---------- Data ----------

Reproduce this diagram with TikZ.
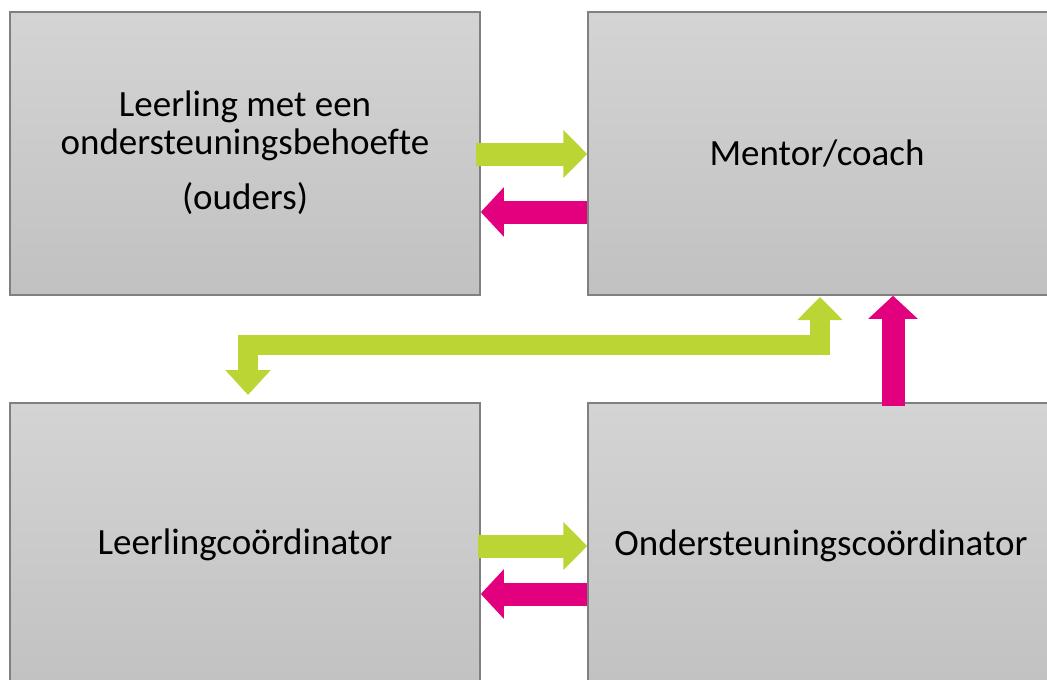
\documentclass[tikz,border=0pt]{standalone}
\usepackage{fontspec}
\setmainfont[Ligatures=NoCommon]{Carlito}
\usetikzlibrary{arrows.meta}
\definecolor{boxtop}{RGB}{212,212,212}
\definecolor{boxbot}{RGB}{193,193,193}
\definecolor{boxline}{RGB}{128,128,128}
\definecolor{lime}{RGB}{187,214,52}
\definecolor{magenta}{RGB}{227,0,126}
\tikzset{
  box/.style={draw=boxline, line width=1.5pt, top color=boxtop, bottom color=boxbot, inner sep=0pt},
  lbl/.style={font=\fontsize{37}{44}\selectfont, anchor=base, inner sep=0pt},
  garrow/.style={draw=lime, line width=23pt, -{Triangle[length=24pt,width=47pt]}},
  parrow/.style={draw=magenta, line width=23pt, -{Triangle[length=23pt,width=48pt]}},
  elbow/.style={draw=lime, line width=20pt, line join=miter, {Triangle[length=25pt,width=44pt]}-{Triangle[length=23pt,width=44pt]}},
}
\begin{document}
\begin{tikzpicture}[x=1pt,y=-1pt]
\useasboundingbox (0,0) rectangle (1047,680);
\clip (0,0) rectangle (1047,680);
% boxes
\node[box, minimum width=470pt, minimum height=283pt] (tl) at (245,153.5) {};
\node[box, minimum width=464pt, minimum height=283pt] (tr) at (820,153.5) {};
\node[box, minimum width=470pt, minimum height=290pt] (bl) at (245,548) {};
\node[box, minimum width=464pt, minimum height=290pt] (br) at (820,548) {};
% labels
\node[lbl] (t1) at (245,116) {Leerling met een};
\node[lbl] (t2) at (245,154) {ondersteuningsbehoefte};
\node[lbl] (t3) at (245,209) {(ouders)};
\node[lbl] (t4) at (817,165) {Mentor/coach};
\node[lbl] (t5) at (245,554) {Leerlingcoördinator};
\node[lbl] (t6) at (821,555) {Ondersteuningscoördinator};
% arrow coordinates
\coordinate (g1s) at (476,154);
\coordinate (g1e) at (tr.west |- g1s);
\coordinate (p1s) at (tr.west |- 0,212);
\coordinate (p1e) at (tl.east |- p1s);
\coordinate (g2s) at (478,546);
\coordinate (g2e) at (br.west |- g2s);
\coordinate (p2s) at (br.west |- 0,594);
\coordinate (p2e) at (bl.east |- p2s);
\coordinate (es) at (248,395);
\coordinate (ee) at (820,297);
\coordinate (vs) at (893,406);
\coordinate (ve) at (vs |- tr.south);
% arrows
\draw[garrow] (g1s) -- (g1e);
\draw[parrow] (p1s) -- (p1e);
\draw[garrow] (g2s) -- (g2e);
\draw[parrow] (p2s) -- (p2e);
\draw[elbow] (es) -- (248,345) -- (820,345) -- (ee);
\draw[parrow] (vs) -- (ve);
\end{tikzpicture}
\end{document}
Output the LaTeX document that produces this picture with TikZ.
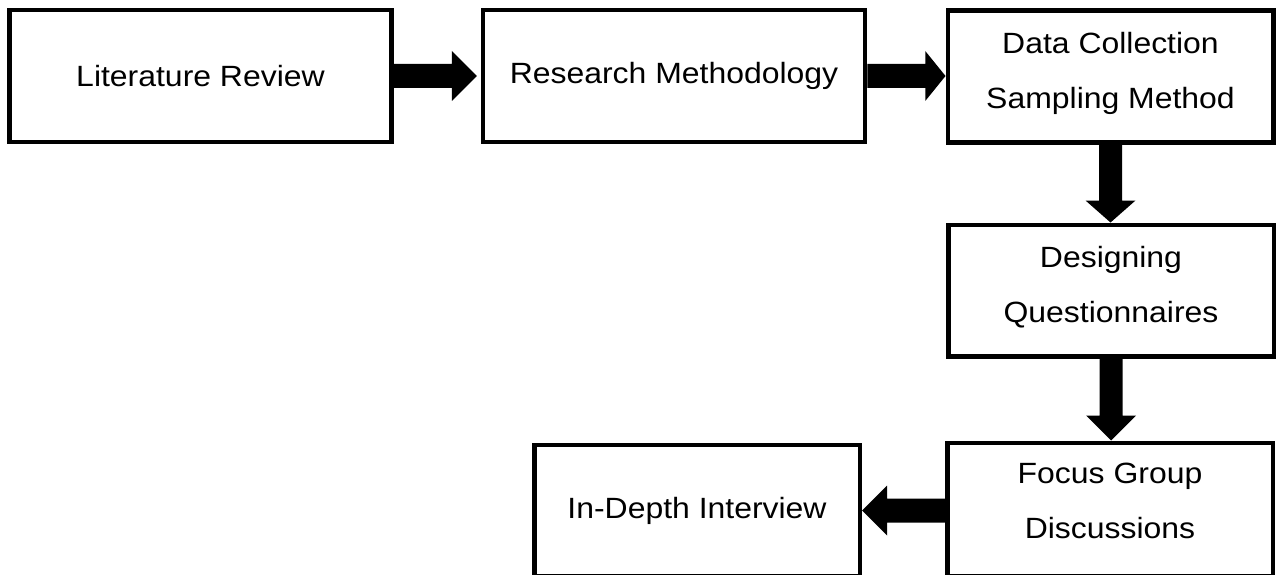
\documentclass[tikz,border=0pt]{standalone}
\usepackage{fontspec}
\setmainfont{Liberation Sans}[FakeStretch=1.09]
\usetikzlibrary{calc}
\begin{document}
\begin{tikzpicture}[x=1pt,y=-1pt,
  box/.style={draw=black, line width=4.5pt, minimum width=325.5pt,
    minimum height=131.5pt, inner sep=0pt, align=center,
    font=\fontsize{29.3}{55}\selectfont},
  wide/.style={minimum width=382pt},
  twoline/.style={text depth=12pt},
  fatarrow/.style={fill=black}]
\useasboundingbox (0,0) rectangle (1284,575);
\clip (0,0) rectangle (1284,575);
% boxes
\node[box,wide] (lit) at (200.5,76) {Literature Review};
\node[box,wide] (rm)  at (674,76) {Research Methodology};
\node[box,twoline] (dc)  at (1110.5,76.5) {Data Collection\\Sampling Method};
\node[box,twoline] (dq)  at (1111,290.5) {Designing\\Questionnaires};
\node[box,twoline,text depth=18pt,minimum height=133.5pt] (fg)  at (1110,509.5) {Focus Group\\Discussions};
\node[box] (idi) at (697,510.5) {In-Depth Interview};
% right arrows
\fill[fatarrow] let \p1=(lit.east), \p2=(rm.west) in
  (\x1,\y1+12pt) -- (\x1+58pt,\y1+12pt) -- (\x1+58pt,\y1+25pt) -- (\x2-4pt,\y1)
  -- (\x1+58pt,\y1-25pt) -- (\x1+58pt,\y1-12pt) -- (\x1,\y1-12pt) -- cycle;
\fill[fatarrow] let \p1=(rm.east), \p2=(dc.west) in
  (\x1,\y1+12pt) -- (\x1+58pt,\y1+12pt) -- (\x1+58pt,\y1+25pt) -- (\x2,\y1)
  -- (\x1+58pt,\y1-25pt) -- (\x1+58pt,\y1-12pt) -- (\x1,\y1-12pt) -- cycle;
% down arrows
\fill[fatarrow] let \p1=(dc.south), \p2=(dq.north) in
  (\x1-11.5pt,\y1) -- (\x1-11.5pt,\y1-56pt) -- (\x1-25pt,\y1-56pt) -- (\x1,\y2)
  -- (\x1+25pt,\y1-56pt) -- (\x1+11.5pt,\y1-56pt) -- (\x1+11.5pt,\y1) -- cycle;
\fill[fatarrow] let \p1=(dq.south), \p2=(fg.north) in
  (\x1-11.5pt,\y1) -- (\x1-11.5pt,\y1-57pt) -- (\x1-25pt,\y1-57pt) -- (\x1,\y2)
  -- (\x1+25pt,\y1-57pt) -- (\x1+11.5pt,\y1-57pt) -- (\x1+11.5pt,\y1) -- cycle;
% left arrow
\fill[fatarrow] let \p1=(fg.west), \p2=(idi.east) in
  (\x1,\y2+12pt) -- (\x1-58pt,\y2+12pt) -- (\x1-58pt,\y2+25pt) -- (\x2,\y2)
  -- (\x1-58pt,\y2-25pt) -- (\x1-58pt,\y2-12pt) -- (\x1,\y2-12pt) -- cycle;
\end{tikzpicture}
\end{document}
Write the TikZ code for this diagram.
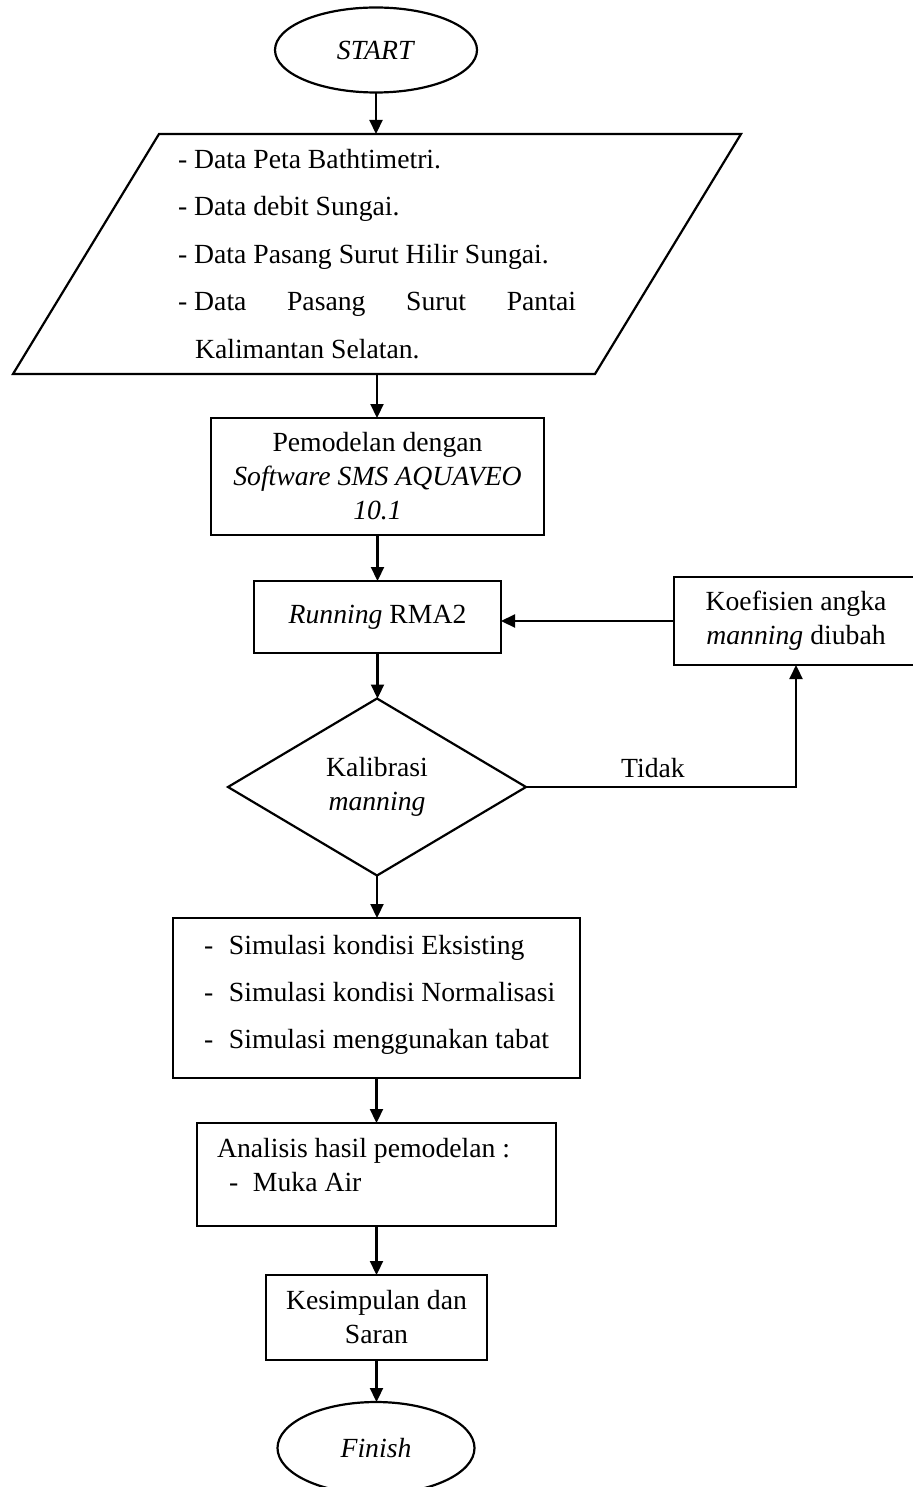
\documentclass[tikz,border=0pt]{standalone}
\usepackage{fontspec}
\setmainfont{Liberation Serif}
\usetikzlibrary{shapes.geometric,arrows.meta}
\begin{document}
\begin{tikzpicture}[x=1pt,y=-1pt,
  line width=2.2pt,
  every node/.style={font=\fontsize{27.7}{34}\selectfont, inner sep=0pt, outer sep=0pt},
  box/.style={draw, rectangle, align=center},
  term/.style={draw, ellipse},
  arr/.style={-{Triangle[length=14pt,width=13pt]}},
  txt/.style={anchor=base west}
]
\useasboundingbox (0,0) rectangle (912,1487);

% START
\node[term, minimum width=202pt, minimum height=85pt] (start) at (376,50) {\textit{START}};

% input parallelogram
\node[minimum width=728pt, minimum height=240pt] (input) at (377,254) {};
\draw ([xshift=146pt]input.north west) -- (input.north east) -- ([xshift=-146pt]input.south east) -- (input.south west) -- cycle;
\node[txt] (d1) at (178,169) {- Data Peta Bathtimetri.};
\node[txt] (d2) at (178,216) {- Data debit Sungai.};
\node[txt] (d3) at (178,264) {- Data Pasang Surut Hilir Sungai.};
\node[txt] (d4) at (178,311) {\makebox[398pt][l]{-\kern7pt Data\hfill Pasang\hfill Surut\hfill Pantai}};
\node[txt] (d5) at (195,358) {Kalimantan Selatan.};

% modelling
\node[box, minimum width=333pt, minimum height=117pt] (model) at (377.5,476.5) {Pemodelan dengan\\\textit{Software SMS AQUAVEO}\\\textit{10.1}};

% running
\node[box, minimum width=247pt, minimum height=72pt] (run) at (377.5,617) {\textit{Running} RMA2};

% koefisien
\node[box, minimum width=244pt, minimum height=88pt] (koef) at (796,621) {Koefisien angka\\\textit{manning} diubah};

% decision
\node[draw, diamond, minimum width=298pt, minimum height=177pt, align=center] (cal) at (377,787) {Kalibrasi\\\textit{manning}};
\node[anchor=base] (tidak) at (653,777) {Tidak};

% simulations
\node[box, minimum width=407pt, minimum height=160pt] (sim) at (376.5,998) {};
\node[txt] (s1) at (204,954) {\makebox[25pt][l]{-}Simulasi kondisi Eksisting};
\node[txt] (s2) at (204,1001) {\makebox[25pt][l]{-}Simulasi kondisi Normalisasi};
\node[txt] (s3) at (204,1048) {\makebox[25pt][l]{-}Simulasi menggunakan tabat};

% analysis
\node[box, minimum width=359pt, minimum height=103pt] (ana) at (376.5,1174.5) {};
\node[txt] (a1) at (217,1157) {Analisis hasil pemodelan :};
\node[txt] (a2) at (229,1191) {\makebox[24pt][l]{-}Muka Air};

% conclusion
\node[box, minimum width=221pt, minimum height=85pt] (kes) at (376.5,1317.5) {Kesimpulan dan\\Saran};

% finish
\node[term, minimum width=197pt, minimum height=92pt] (finish) at (376,1448) {\textit{Finish}};

% connectors
\draw[arr] (start.south) -- (start.south |- input.north);
\draw[arr] (input.south) -- (input.south |- model.north);
\draw[arr] (model.south) -- (model.south |- run.north);
\draw[arr] (run.south) -- (run.south |- cal.north);
\draw[arr] (cal.south) -- (cal.south |- sim.north);
\draw[arr] (sim.south) -- (sim.south |- ana.north);
\draw[arr] (ana.south) -- (ana.south |- kes.north);
\draw[arr] (kes.south) -- (kes.south |- finish.north);
\draw[arr] (cal.east) -- (cal.east -| koef.south) -- (koef.south);
\draw[arr] (koef.west) -- (koef.west -| run.east);
\end{tikzpicture}
\end{document}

----------

Of all the lines above, how many contain the word "this"? Answer with only the number.

3